-- START --

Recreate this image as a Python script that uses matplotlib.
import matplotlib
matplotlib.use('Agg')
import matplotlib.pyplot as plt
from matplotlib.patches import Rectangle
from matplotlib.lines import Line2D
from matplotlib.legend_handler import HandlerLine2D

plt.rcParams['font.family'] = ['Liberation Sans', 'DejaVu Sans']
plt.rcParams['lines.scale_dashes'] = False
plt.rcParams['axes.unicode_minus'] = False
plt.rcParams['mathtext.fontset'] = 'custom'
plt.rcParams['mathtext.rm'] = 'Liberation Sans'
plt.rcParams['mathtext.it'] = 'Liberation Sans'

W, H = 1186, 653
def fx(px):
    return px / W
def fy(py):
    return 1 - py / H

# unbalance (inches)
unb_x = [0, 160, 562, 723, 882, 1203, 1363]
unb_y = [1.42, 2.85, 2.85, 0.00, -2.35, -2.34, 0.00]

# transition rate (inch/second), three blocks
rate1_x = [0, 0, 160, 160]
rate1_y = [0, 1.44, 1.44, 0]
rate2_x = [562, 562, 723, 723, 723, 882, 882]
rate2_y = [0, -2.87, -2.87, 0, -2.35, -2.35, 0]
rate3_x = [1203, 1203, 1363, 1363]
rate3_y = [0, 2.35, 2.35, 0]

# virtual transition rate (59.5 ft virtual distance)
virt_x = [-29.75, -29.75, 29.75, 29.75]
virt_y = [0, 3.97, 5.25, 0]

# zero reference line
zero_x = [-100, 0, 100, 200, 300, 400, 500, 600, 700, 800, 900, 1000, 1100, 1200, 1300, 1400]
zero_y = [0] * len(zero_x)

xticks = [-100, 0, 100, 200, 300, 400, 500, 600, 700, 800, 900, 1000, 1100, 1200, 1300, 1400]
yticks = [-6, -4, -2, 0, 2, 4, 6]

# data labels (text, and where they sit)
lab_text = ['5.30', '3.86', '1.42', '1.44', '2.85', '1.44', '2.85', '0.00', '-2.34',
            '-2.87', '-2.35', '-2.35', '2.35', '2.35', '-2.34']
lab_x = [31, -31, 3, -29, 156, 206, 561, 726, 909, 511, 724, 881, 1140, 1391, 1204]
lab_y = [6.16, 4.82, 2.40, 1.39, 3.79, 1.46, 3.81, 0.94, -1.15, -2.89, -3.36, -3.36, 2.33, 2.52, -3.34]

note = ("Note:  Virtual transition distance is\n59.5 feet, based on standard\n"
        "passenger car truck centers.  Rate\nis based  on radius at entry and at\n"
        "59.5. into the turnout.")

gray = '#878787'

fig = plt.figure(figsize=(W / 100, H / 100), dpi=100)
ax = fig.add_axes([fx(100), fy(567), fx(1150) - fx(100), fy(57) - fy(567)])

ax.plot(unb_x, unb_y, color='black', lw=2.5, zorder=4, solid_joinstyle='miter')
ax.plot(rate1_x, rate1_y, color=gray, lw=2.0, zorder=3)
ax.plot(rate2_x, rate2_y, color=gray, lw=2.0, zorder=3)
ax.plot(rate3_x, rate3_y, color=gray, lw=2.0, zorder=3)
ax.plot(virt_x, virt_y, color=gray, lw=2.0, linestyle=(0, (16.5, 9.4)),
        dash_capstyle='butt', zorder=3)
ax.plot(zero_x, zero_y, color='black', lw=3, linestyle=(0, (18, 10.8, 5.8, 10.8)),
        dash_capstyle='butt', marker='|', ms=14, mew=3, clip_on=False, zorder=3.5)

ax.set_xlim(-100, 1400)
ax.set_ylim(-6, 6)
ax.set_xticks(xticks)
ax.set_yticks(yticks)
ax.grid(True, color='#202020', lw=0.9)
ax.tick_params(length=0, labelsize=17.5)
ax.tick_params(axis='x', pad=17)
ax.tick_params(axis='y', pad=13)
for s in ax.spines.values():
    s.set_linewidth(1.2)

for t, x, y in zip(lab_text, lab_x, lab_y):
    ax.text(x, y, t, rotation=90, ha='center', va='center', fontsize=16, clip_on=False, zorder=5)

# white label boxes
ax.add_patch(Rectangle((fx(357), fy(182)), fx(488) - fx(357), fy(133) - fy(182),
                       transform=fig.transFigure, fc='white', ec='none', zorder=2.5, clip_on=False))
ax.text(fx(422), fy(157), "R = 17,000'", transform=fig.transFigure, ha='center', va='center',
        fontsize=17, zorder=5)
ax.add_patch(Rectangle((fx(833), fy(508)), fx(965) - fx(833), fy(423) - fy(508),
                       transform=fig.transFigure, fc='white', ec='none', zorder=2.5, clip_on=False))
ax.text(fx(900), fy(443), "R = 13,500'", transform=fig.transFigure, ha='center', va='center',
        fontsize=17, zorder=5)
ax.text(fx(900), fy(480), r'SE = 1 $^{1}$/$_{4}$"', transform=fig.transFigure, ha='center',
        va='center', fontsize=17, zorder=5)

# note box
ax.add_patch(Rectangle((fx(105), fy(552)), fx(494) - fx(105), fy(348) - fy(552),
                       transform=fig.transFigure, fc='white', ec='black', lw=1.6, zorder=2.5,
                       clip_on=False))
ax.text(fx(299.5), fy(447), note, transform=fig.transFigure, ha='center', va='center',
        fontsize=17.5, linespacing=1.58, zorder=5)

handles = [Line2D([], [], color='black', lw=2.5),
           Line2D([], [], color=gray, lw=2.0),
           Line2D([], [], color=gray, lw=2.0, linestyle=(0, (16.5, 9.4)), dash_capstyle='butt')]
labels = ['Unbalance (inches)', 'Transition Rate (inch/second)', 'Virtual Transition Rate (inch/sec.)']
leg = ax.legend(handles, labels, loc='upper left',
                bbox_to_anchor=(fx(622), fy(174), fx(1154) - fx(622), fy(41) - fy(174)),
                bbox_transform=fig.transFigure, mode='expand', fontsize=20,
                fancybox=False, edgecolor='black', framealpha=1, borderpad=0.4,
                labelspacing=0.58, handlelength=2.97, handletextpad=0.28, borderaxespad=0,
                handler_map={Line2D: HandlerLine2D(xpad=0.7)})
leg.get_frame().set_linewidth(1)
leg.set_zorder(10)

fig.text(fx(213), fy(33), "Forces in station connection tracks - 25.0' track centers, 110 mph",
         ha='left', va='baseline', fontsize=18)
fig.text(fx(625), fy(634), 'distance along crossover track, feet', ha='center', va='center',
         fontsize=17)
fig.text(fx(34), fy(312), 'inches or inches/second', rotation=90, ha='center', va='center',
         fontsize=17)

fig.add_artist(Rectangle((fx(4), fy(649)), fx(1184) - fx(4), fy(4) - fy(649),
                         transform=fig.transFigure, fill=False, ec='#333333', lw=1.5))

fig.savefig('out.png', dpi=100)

-- END --

#### Goal of the exercise:
Transcribe the whole listing with nothing added or left out.

#### Correct output:
Recreate this image as a Python script that uses matplotlib.
import matplotlib
matplotlib.use('Agg')
import matplotlib.pyplot as plt
from matplotlib.patches import Rectangle
from matplotlib.lines import Line2D
from matplotlib.legend_handler import HandlerLine2D

plt.rcParams['font.family'] = ['Liberation Sans', 'DejaVu Sans']
plt.rcParams['lines.scale_dashes'] = False
plt.rcParams['axes.unicode_minus'] = False
plt.rcParams['mathtext.fontset'] = 'custom'
plt.rcParams['mathtext.rm'] = 'Liberation Sans'
plt.rcParams['mathtext.it'] = 'Liberation Sans'

W, H = 1186, 653
def fx(px):
    return px / W
def fy(py):
    return 1 - py / H

# unbalance (inches)
unb_x = [0, 160, 562, 723, 882, 1203, 1363]
unb_y = [1.42, 2.85, 2.85, 0.00, -2.35, -2.34, 0.00]

# transition rate (inch/second), three blocks
rate1_x = [0, 0, 160, 160]
rate1_y = [0, 1.44, 1.44, 0]
rate2_x = [562, 562, 723, 723, 723, 882, 882]
rate2_y = [0, -2.87, -2.87, 0, -2.35, -2.35, 0]
rate3_x = [1203, 1203, 1363, 1363]
rate3_y = [0, 2.35, 2.35, 0]

# virtual transition rate (59.5 ft virtual distance)
virt_x = [-29.75, -29.75, 29.75, 29.75]
virt_y = [0, 3.97, 5.25, 0]

# zero reference line
zero_x = [-100, 0, 100, 200, 300, 400, 500, 600, 700, 800, 900, 1000, 1100, 1200, 1300, 1400]
zero_y = [0] * len(zero_x)

xticks = [-100, 0, 100, 200, 300, 400, 500, 600, 700, 800, 900, 1000, 1100, 1200, 1300, 1400]
yticks = [-6, -4, -2, 0, 2, 4, 6]

# data labels (text, and where they sit)
lab_text = ['5.30', '3.86', '1.42', '1.44', '2.85', '1.44', '2.85', '0.00', '-2.34',
            '-2.87', '-2.35', '-2.35', '2.35', '2.35', '-2.34']
lab_x = [31, -31, 3, -29, 156, 206, 561, 726, 909, 511, 724, 881, 1140, 1391, 1204]
lab_y = [6.16, 4.82, 2.40, 1.39, 3.79, 1.46, 3.81, 0.94, -1.15, -2.89, -3.36, -3.36, 2.33, 2.52, -3.34]

note = ("Note:  Virtual transition distance is\n59.5 feet, based on standard\n"
        "passenger car truck centers.  Rate\nis based  on radius at entry and at\n"
        "59.5. into the turnout.")

gray = '#878787'

fig = plt.figure(figsize=(W / 100, H / 100), dpi=100)
ax = fig.add_axes([fx(100), fy(567), fx(1150) - fx(100), fy(57) - fy(567)])

ax.plot(unb_x, unb_y, color='black', lw=2.5, zorder=4, solid_joinstyle='miter')
ax.plot(rate1_x, rate1_y, color=gray, lw=2.0, zorder=3)
ax.plot(rate2_x, rate2_y, color=gray, lw=2.0, zorder=3)
ax.plot(rate3_x, rate3_y, color=gray, lw=2.0, zorder=3)
ax.plot(virt_x, virt_y, color=gray, lw=2.0, linestyle=(0, (16.5, 9.4)),
        dash_capstyle='butt', zorder=3)
ax.plot(zero_x, zero_y, color='black', lw=3, linestyle=(0, (18, 10.8, 5.8, 10.8)),
        dash_capstyle='butt', marker='|', ms=14, mew=3, clip_on=False, zorder=3.5)

ax.set_xlim(-100, 1400)
ax.set_ylim(-6, 6)
ax.set_xticks(xticks)
ax.set_yticks(yticks)
ax.grid(True, color='#202020', lw=0.9)
ax.tick_params(length=0, labelsize=17.5)
ax.tick_params(axis='x', pad=17)
ax.tick_params(axis='y', pad=13)
for s in ax.spines.values():
    s.set_linewidth(1.2)

for t, x, y in zip(lab_text, lab_x, lab_y):
    ax.text(x, y, t, rotation=90, ha='center', va='center', fontsize=16, clip_on=False, zorder=5)

# white label boxes
ax.add_patch(Rectangle((fx(357), fy(182)), fx(488) - fx(357), fy(133) - fy(182),
                       transform=fig.transFigure, fc='white', ec='none', zorder=2.5, clip_on=False))
ax.text(fx(422), fy(157), "R = 17,000'", transform=fig.transFigure, ha='center', va='center',
        fontsize=17, zorder=5)
ax.add_patch(Rectangle((fx(833), fy(508)), fx(965) - fx(833), fy(423) - fy(508),
                       transform=fig.transFigure, fc='white', ec='none', zorder=2.5, clip_on=False))
ax.text(fx(900), fy(443), "R = 13,500'", transform=fig.transFigure, ha='center', va='center',
        fontsize=17, zorder=5)
ax.text(fx(900), fy(480), r'SE = 1 $^{1}$/$_{4}$"', transform=fig.transFigure, ha='center',
        va='center', fontsize=17, zorder=5)

# note box
ax.add_patch(Rectangle((fx(105), fy(552)), fx(494) - fx(105), fy(348) - fy(552),
                       transform=fig.transFigure, fc='white', ec='black', lw=1.6, zorder=2.5,
                       clip_on=False))
ax.text(fx(299.5), fy(447), note, transform=fig.transFigure, ha='center', va='center',
        fontsize=17.5, linespacing=1.58, zorder=5)

handles = [Line2D([], [], color='black', lw=2.5),
           Line2D([], [], color=gray, lw=2.0),
           Line2D([], [], color=gray, lw=2.0, linestyle=(0, (16.5, 9.4)), dash_capstyle='butt')]
labels = ['Unbalance (inches)', 'Transition Rate (inch/second)', 'Virtual Transition Rate (inch/sec.)']
leg = ax.legend(handles, labels, loc='upper left',
                bbox_to_anchor=(fx(622), fy(174), fx(1154) - fx(622), fy(41) - fy(174)),
                bbox_transform=fig.transFigure, mode='expand', fontsize=20,
                fancybox=False, edgecolor='black', framealpha=1, borderpad=0.4,
                labelspacing=0.58, handlelength=2.97, handletextpad=0.28, borderaxespad=0,
                handler_map={Line2D: HandlerLine2D(xpad=0.7)})
leg.get_frame().set_linewidth(1)
leg.set_zorder(10)

fig.text(fx(213), fy(33), "Forces in station connection tracks - 25.0' track centers, 110 mph",
         ha='left', va='baseline', fontsize=18)
fig.text(fx(625), fy(634), 'distance along crossover track, feet', ha='center', va='center',
         fontsize=17)
fig.text(fx(34), fy(312), 'inches or inches/second', rotation=90, ha='center', va='center',
         fontsize=17)

fig.add_artist(Rectangle((fx(4), fy(649)), fx(1184) - fx(4), fy(4) - fy(649),
                         transform=fig.transFigure, fill=False, ec='#333333', lw=1.5))

fig.savefig('out.png', dpi=100)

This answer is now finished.